Hardly any of the past Android updates have really struck me. It’s not that Nougat or Oreo were lousy versions of Android, but there wasn’t that much to explore on the operating system. All this is going to change with Android 9 Pie. I wanted to share my first experiences of the newest version of Android, which I’ve now had 48 hours to enjoy.
Things started to get going a few weeks ago. My Pixel 2 XL with Oreo started to develop a few strange quirks. Apps sometimes didn’t start, Google Maps would get stuck and not work anymore. This is a sure sign that it’s time to reset, and I couldn’t deny myself an update.
Instead, I just waited for the final version of Android 9 and installed it immediately. The results are amazing. Apps start noticeably faster, and I’ve never experienced crashes since then. Android Pie has noticeably improved the performance of my Pixel 2 XL.
This is also due to some details. For example, Google changed the animation when apps launch. App icons fly from their place on the display toward the middle and grow to their maximum size. It’s these small changes that make a real difference.
Gesture control: An exciting innovation
After almost two days with Android Pie, I got used to gesture control. It’s not perfect, but I find myself constantly swiping through all the open apps. I still can’t switch between apps, so I’ll need a bit more practice, but using gestures will be second nature for me soon enough.
It’s a shame that the gesture control with alternative launchers doesn’t really work yet. I used the Evie launcher, but it can’t handle the swiping gestures and won’t display the app drawer when I swipe up from the multi-tasking view.

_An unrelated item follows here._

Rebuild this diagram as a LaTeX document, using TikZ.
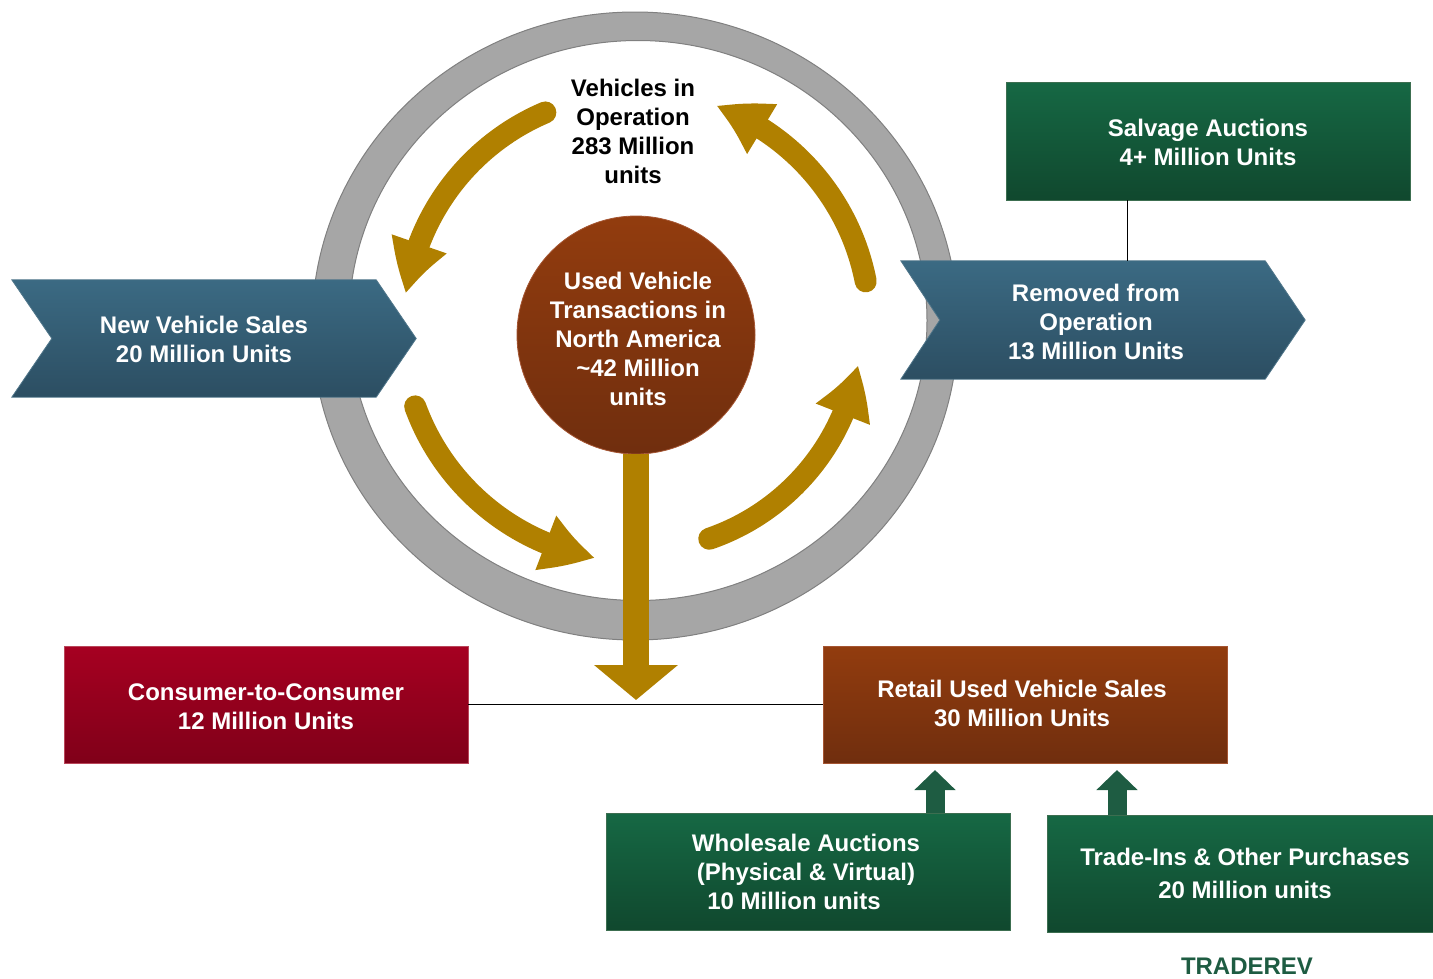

I didn’t really want to get involved with Digital Wellbeing, but in the end I installed the app, although it's not that interesting. It’s interesting to see which apps you use frequently with a new software update, but for me, they don't have much added value. I probably won’t set up locks and won’t limit notifications about mails and urgent notifications. But I might need a little more time to really understand the features.
Better battery: Every update makes promises, Pie actually delivers
You’ll have more time with your device with Android P. We already know that the battery and runtime of the smartphone are closely linked. Will the Pie update get the extra autonomy that Google promised? Yes! That wasn’t just some empty promise. On the very first day, I probably had an additional 10 percentage points of charge when I left the office. On the second day, my Pixel 2 XL lasted even longer.
Although we already know almost every feature of Android Pie thanks to the preview version, we only get to see the true qualities of Pie in its final version. You can't seriously measure battery life and performance from the preview versions, but now it’s clear: Google has delivered this time around.
All I can say is wow, what happened on Android 9 Pie! Hardly any Android version of the past years has brought such tangible improvements. With Android Pie, Google has succeeded in creating a masterpiece.
There’s one “but” I have to mention to make things clear. Since it’s still completely unknown what features users will actually get their hands on. With Pixel smartphones, Android One and AOSP Android, Google has established three different versions of Android. The Pixel smartphones are given absolute priority in Android development, and I noticed this clearly with my Pixel 2 XL.
Many of the improvements - especially the adaptive battery optimization - should also come to Android One smartphones. But what about manufacturers who rely on AOSP Android? More than ever, it’s a good idea to purchase a device that has software that’s close to Android stock.
Have you already tried Android Pie on your device? What are your first impressions?